Would bear re-reading in paperback I think, where it would be easier to flick back and remember how the women are connected.

Friday, 1 May 2020

Fifteen in April (1)


I read fifteen books in April – this is the first of two blog posts about them.

 The Glittering Hour by Iona Grey
I worried that I wouldn't care for this one as much as her Letters to the Lost which I positively inhaled; after I'd got it I put off reading it for ages for that reason. I worried needlessly. Lockdown came, with lots of reading time, and I spent a blissful day or two in the company of Alice and Selina and Lawrence. I love the era and the settings (1920s, country house/London) and the writing was wonderful and evocative and emotional. About two-thirds of the way through, heart pounding, I began to gulp uncontrollably. Luckily tissues were at hand. You have been warned.


Olive, Again by Elizabeth Strout
(after having a quick skim through Olive Kitteridge which I read a couple of years ago)
I used a birthday book token in Toppings Bookshop in Edinburgh to get this copy which is not only beautifully bound but signed by the author. Having loved Olive’s first outing I knew I’d enjoy her second.
Not that she’s a lovable person, or even an easy one; the author shows her how she is, warts and all.
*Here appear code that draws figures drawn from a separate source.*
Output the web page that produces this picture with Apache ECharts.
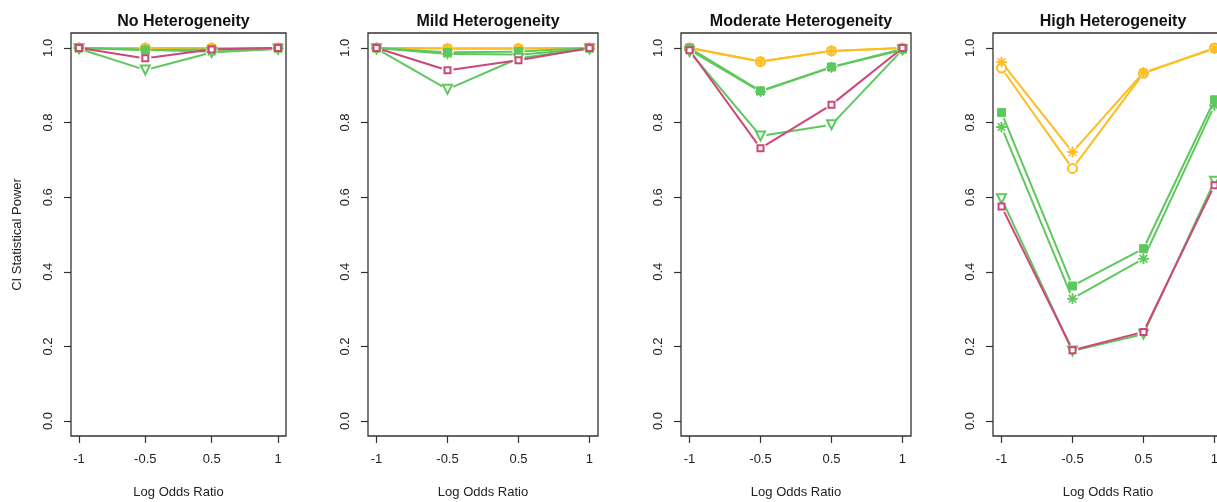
<!DOCTYPE html>
<html><head><meta charset="utf-8">
<script src="https://cdn.jsdelivr.net/npm/echarts@6/dist/echarts.min.js"></script>
<style>html,body{margin:0;padding:0;background:#fff;overflow:hidden}#c{width:1232px;height:502px}</style>
</head><body><div id="c"></div>
<script>
// ---- data ----
const xLabels = ['-1', '-0.5', '0.5', '1'];
const xPositions = [1, 2, 3, 4];
const yTicks = [0, 0.2, 0.4, 0.6, 0.8, 1.0];
const panelTitles = ['No Heterogeneity', 'Mild Heterogeneity', 'Moderate Heterogeneity', 'High Heterogeneity'];
const xTitle = 'Log Odds Ratio';
const yTitle = 'CI Statistical Power';

// one row per panel (No, Mild, Moderate, High), one value per x category
const yellowCircle = [
  [1.000, 1.000, 1.000, 1.000],
  [1.000, 0.998, 0.998, 1.000],
  [1.000, 0.963, 0.992, 1.000],
  [0.946, 0.677, 0.932, 1.000]
];
const yellowStar = [
  [1.000, 1.000, 1.000, 1.000],
  [1.000, 0.999, 0.999, 1.000],
  [1.000, 0.964, 0.992, 1.000],
  [0.962, 0.721, 0.934, 0.998]
];
const greenSquare = [
  [1.000, 0.994, 0.996, 1.000],
  [1.000, 0.988, 0.990, 1.000],
  [1.000, 0.885, 0.949, 0.997],
  [0.827, 0.362, 0.462, 0.861]
];
const greenStar = [
  [1.000, 0.995, 0.990, 0.998],
  [1.000, 0.984, 0.982, 0.998],
  [0.995, 0.883, 0.948, 0.995],
  [0.788, 0.328, 0.435, 0.846]
];
const greenTriangle = [
  [0.998, 0.941, 0.988, 0.997],
  [0.998, 0.889, 0.972, 0.998],
  [0.990, 0.764, 0.794, 0.995],
  [0.596, 0.188, 0.233, 0.643]
];
const redSquare = [
  [1.000, 0.972, 0.996, 1.000],
  [1.000, 0.940, 0.967, 1.000],
  [0.994, 0.731, 0.848, 1.000],
  [0.575, 0.190, 0.239, 0.632]
];

// ---- styling ----
const YELLOW = '#FDBD22', GREEN = '#5EC85E', RED = '#D0457A';
const ASTERISK = 'path://M9 0L11 0L11 20L9 20Z M0 9L20 9L20 11L0 11Z M2.2 3.6L3.6 2.2L17.8 16.4L16.4 17.8Z M16.4 2.2L17.8 3.6L3.6 17.8L2.2 16.4Z';
const seriesDefs = [
  {data: yellowCircle, color: YELLOW, symbol: 'emptyCircle', size: 9, bw: 2.4},
  {data: yellowStar, color: YELLOW, symbol: ASTERISK, size: 10, bw: 1},
  {data: greenSquare, color: GREEN, symbol: 'rect', size: 8, bw: 1},
  {data: greenStar, color: GREEN, symbol: ASTERISK, size: 10, bw: 1},
  {data: greenTriangle, color: GREEN, symbol: 'emptyTriangle', size: 9, bw: 1.6, rot: 180},
  {data: redSquare, color: RED, symbol: 'emptyRect', size: 6, bw: 1.6}
];
const gridBoxes = [
  {left: 71, width: 215},
  {left: 368, width: 230},
  {left: 681, width: 230},
  {left: 993, width: 230}
];
const FONT = '"Liberation Sans", Arial, sans-serif';
const TOP = 33, H = 403;
const GAP = 6; // R type="b": line segments stop short of the points

function segmentRenderer(color) {
  return function (params, api) {
    const a = api.coord([api.value(0), api.value(1)]);
    const b = api.coord([api.value(2), api.value(3)]);
    const dx = b[0] - a[0], dy = b[1] - a[1];
    const len = Math.sqrt(dx * dx + dy * dy);
    if (len <= 2 * GAP) return null;
    const ux = dx / len, uy = dy / len;
    return {type: 'line', shape: {x1: a[0] + ux * GAP, y1: a[1] + uy * GAP, x2: b[0] - ux * GAP, y2: b[1] - uy * GAP},
      style: {stroke: color, lineWidth: 2, lineCap: 'butt'}};
  };
}

const grids = [], xAxes = [], yAxes = [], series = [], titles = [], graphics = [];
gridBoxes.forEach((g, p) => {
  grids.push({left: g.left, top: TOP, width: g.width, height: H, show: true,
    borderColor: '#333', borderWidth: 1.3, backgroundColor: 'transparent', containLabel: false});
  xAxes.push({type: 'value', gridIndex: p, min: 0.88, max: 4.12, position: 'bottom',
    axisLine: {show: false, onZero: false}, splitLine: {show: false},
    axisTick: {show: true, customValues: xPositions, length: 7, lineStyle: {color: '#333', width: 1.2}},
    axisLabel: {customValues: xPositions, margin: 17, fontSize: 13, color: '#222', fontFamily: FONT,
      formatter: v => xLabels[Math.round(v) - 1]}});
  yAxes.push({type: 'value', gridIndex: p, min: -0.04, max: 1.04, position: 'left',
    axisLine: {show: false, onZero: false}, splitLine: {show: false},
    axisTick: {show: true, customValues: yTicks, length: 7, lineStyle: {color: '#333', width: 1.2}},
    axisLabel: {customValues: yTicks, rotate: 90, margin: 16, fontSize: 13, color: '#222', fontFamily: FONT,
      formatter: v => v.toFixed(1)}});
  titles.push({text: panelTitles[p], left: g.left + g.width / 2, top: 9, textAlign: 'center',
    textStyle: {fontSize: 16, fontWeight: 'bold', color: '#111', fontFamily: FONT}});
  graphics.push({type: 'text', x: g.left + g.width / 2, y: 492,
    style: {text: xTitle, fontSize: 13, fill: '#222', fontFamily: FONT, textAlign: 'center', textVerticalAlign: 'middle'}});
  seriesDefs.forEach(d => {
    const vals = d.data[p];
    const segs = [];
    for (let i = 0; i < vals.length - 1; i++) segs.push([xPositions[i], vals[i], xPositions[i + 1], vals[i + 1]]);
    series.push({type: 'custom', xAxisIndex: p, yAxisIndex: p, data: segs,
      encode: {x: [0, 2], y: [1, 3]}, renderItem: segmentRenderer(d.color), silent: true, animation: false, z: 3});
    series.push({type: 'scatter', xAxisIndex: p, yAxisIndex: p,
      data: vals.map((v, i) => [xPositions[i], v]),
      symbol: d.symbol, symbolSize: d.size, symbolRotate: d.rot || 0,
      itemStyle: {color: d.color, borderColor: d.color, borderWidth: d.bw, opacity: 1},
      emphasis: {disabled: true}, silent: true, animation: false, z: 3});
  });
});
graphics.push({type: 'text', x: 17, y: TOP + H / 2, rotation: Math.PI / 2,
  style: {text: yTitle, fontSize: 13, fill: '#222', fontFamily: FONT, textAlign: 'center', textVerticalAlign: 'middle'}});

const chart = echarts.init(document.getElementById('c'), null, {renderer: 'canvas', width: 1232, height: 502});
chart.setOption({
  animation: false, backgroundColor: '#fff',
  title: titles, grid: grids, xAxis: xAxes, yAxis: yAxes, series: series, graphic: graphics
});
</script></body></html>
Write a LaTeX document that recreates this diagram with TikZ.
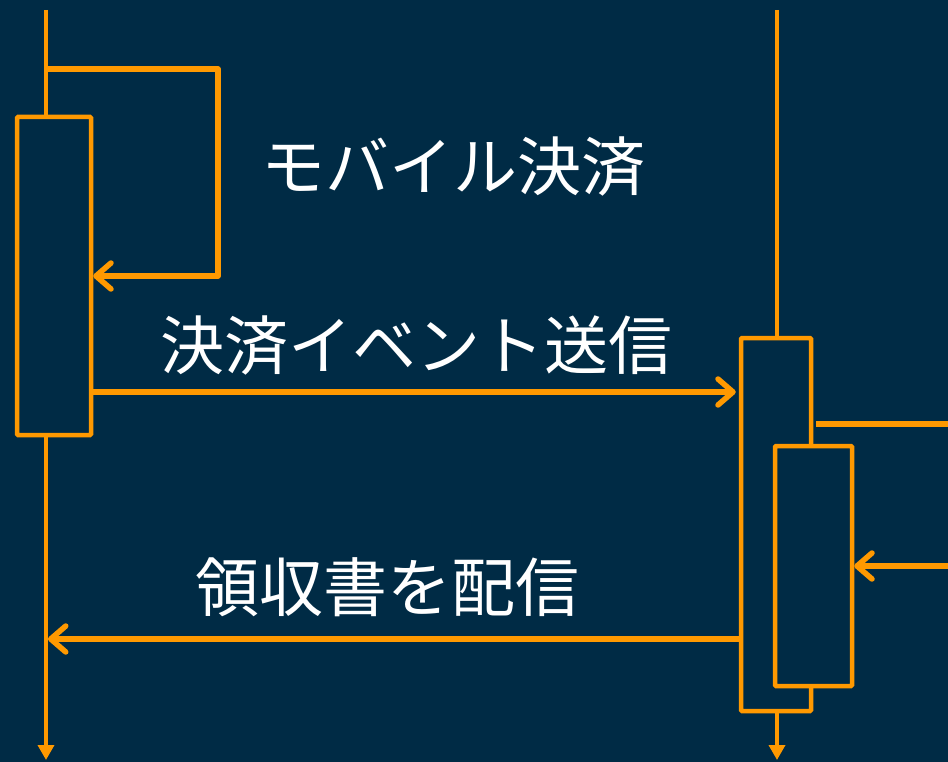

As in Olive Kitteridge, each chapter is almost a story on its own and in some Olive barely appears; instead, we might, for example, follow a character who was once taught by her.
I expect this is the last we shall see of Olive, sadly. But there was a pleasant surprise at the end when Olive makes a friend – with someone from another Elizabeth Strout novel.
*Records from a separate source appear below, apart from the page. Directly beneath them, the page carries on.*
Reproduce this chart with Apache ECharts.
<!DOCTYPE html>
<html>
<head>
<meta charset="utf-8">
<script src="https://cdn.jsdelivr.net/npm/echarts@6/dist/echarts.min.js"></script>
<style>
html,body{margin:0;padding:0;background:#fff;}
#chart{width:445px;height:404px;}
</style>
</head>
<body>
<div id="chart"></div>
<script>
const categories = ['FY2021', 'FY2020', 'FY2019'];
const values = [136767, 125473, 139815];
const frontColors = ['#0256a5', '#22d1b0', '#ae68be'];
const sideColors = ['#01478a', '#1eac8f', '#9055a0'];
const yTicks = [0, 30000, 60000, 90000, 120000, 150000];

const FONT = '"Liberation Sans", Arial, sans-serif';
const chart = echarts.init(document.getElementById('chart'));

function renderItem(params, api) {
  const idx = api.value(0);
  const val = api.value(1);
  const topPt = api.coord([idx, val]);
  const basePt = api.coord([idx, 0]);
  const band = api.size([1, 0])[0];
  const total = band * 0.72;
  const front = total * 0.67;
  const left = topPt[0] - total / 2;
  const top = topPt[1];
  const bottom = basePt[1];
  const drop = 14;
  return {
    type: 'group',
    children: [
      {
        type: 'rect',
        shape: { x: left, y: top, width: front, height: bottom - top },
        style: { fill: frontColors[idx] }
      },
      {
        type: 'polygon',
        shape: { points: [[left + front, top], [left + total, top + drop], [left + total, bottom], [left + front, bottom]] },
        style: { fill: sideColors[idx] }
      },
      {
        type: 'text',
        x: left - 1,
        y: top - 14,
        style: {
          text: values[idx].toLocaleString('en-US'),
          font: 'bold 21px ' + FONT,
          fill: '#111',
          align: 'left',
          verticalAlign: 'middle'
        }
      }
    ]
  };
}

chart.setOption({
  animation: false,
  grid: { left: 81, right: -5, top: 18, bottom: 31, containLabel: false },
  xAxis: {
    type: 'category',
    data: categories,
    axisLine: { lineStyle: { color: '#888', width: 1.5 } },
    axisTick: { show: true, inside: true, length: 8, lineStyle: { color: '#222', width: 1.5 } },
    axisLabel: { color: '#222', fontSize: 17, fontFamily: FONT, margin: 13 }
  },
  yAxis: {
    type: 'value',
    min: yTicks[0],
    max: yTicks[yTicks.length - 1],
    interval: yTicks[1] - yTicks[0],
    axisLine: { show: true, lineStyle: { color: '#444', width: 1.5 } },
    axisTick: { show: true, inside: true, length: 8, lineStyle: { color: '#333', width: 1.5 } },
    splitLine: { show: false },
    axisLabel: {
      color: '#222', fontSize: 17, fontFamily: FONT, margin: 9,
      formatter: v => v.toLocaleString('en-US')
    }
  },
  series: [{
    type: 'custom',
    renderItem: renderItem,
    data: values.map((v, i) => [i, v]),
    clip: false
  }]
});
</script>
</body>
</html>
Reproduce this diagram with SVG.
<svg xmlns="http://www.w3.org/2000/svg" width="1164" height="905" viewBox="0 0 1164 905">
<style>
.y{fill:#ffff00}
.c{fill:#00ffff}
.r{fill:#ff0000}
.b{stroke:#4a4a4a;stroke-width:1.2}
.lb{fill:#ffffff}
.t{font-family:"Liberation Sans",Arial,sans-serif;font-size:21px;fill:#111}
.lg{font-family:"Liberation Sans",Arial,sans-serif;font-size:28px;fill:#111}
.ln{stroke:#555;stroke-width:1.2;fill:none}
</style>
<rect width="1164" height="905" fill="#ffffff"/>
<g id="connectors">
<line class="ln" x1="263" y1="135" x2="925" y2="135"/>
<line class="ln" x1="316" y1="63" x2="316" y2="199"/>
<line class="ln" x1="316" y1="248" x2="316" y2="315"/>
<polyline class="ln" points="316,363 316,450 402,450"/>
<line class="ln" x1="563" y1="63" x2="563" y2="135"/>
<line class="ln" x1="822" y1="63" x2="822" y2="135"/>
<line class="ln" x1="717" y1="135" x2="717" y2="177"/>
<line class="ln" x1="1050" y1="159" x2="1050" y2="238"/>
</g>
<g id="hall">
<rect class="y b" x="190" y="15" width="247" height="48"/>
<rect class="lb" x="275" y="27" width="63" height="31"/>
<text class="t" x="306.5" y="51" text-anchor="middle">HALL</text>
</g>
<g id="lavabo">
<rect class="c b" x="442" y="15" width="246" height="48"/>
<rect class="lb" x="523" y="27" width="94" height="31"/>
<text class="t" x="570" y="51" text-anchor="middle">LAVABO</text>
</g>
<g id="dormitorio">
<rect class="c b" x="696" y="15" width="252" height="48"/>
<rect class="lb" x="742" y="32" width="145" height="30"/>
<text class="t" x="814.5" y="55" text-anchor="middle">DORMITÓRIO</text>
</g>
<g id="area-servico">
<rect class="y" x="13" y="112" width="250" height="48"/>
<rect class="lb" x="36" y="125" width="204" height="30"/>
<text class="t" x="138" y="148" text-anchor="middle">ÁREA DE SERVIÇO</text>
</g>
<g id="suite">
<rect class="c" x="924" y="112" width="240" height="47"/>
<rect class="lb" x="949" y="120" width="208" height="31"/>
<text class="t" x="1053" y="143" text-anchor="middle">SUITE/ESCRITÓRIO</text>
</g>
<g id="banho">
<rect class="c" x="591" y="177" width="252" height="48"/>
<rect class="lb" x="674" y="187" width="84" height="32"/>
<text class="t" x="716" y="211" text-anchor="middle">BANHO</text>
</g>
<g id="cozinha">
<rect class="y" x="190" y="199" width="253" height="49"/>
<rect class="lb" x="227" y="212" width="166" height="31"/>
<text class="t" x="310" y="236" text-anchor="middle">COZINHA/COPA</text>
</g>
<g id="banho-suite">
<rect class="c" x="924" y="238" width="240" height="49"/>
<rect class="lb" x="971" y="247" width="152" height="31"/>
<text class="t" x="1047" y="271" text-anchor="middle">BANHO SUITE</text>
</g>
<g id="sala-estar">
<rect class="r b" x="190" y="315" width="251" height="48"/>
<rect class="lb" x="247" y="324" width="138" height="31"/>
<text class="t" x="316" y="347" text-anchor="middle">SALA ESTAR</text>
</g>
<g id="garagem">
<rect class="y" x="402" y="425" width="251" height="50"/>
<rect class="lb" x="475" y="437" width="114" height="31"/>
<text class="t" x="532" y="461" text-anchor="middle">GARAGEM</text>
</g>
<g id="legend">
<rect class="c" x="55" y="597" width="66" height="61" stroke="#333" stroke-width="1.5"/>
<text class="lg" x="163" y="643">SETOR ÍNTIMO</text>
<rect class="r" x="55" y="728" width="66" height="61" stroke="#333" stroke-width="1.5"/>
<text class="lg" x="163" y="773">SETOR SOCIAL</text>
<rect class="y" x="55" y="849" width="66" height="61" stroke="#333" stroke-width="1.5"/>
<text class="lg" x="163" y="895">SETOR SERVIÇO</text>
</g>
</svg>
Half Broke Horses by Jeannette Walls
From Christian Aid Book Sale 2019. Jeannette Walls wrote the extraordinary memoir The Glass Castle – the story of her childhood with a charismatic but unreliable and erratic father, a mother who thought he could do no wrong, and her siblings. The opening scene, of the grown-up Jeannette, a successful film director, being chauffer-driven down a street and seeing her parents foraging for food in a dumpster, is unforgettable.
In this book she tells, in novelised form, the story of her mother’s mother, a most amazing character called Lily, who rode as easily as she walked and, with little schooling, could later turn her hand to anything including teaching.


Standard Deviation by Katherine Heiney
I’ve read this three times now in the last two years or so – and it will always be a go-to for me now. It is rare for a book to become a comfort re-read for me that isn’t one I first encountered decades ago. It is snortingly funny, clever and perceptive; and Audra is one of my favourite ever fictional characters.










I love Hilary McKay’s stories of modern family life, although I’m some decades beyond the target demograph (so what?). I saw that one of them was free on Kindle and after I’d read it I had to buy the other two. After a family tragedy Binnie, her brother and sister and their mother move to Cornwall but their troubles aren’t over.


I’ve been listening to episodes of A Good Read while I’ve been on the exercise bike of a morning (distraction from the agony). Comedian Danny Wallace chose Diary of a Nobody which reminded me that it was ages since I read Keith Waterhouse’s brilliant riposte showing Mrs ‘Nobody’s’ side of the story: Mrs Pooter’s Diary. Great fun.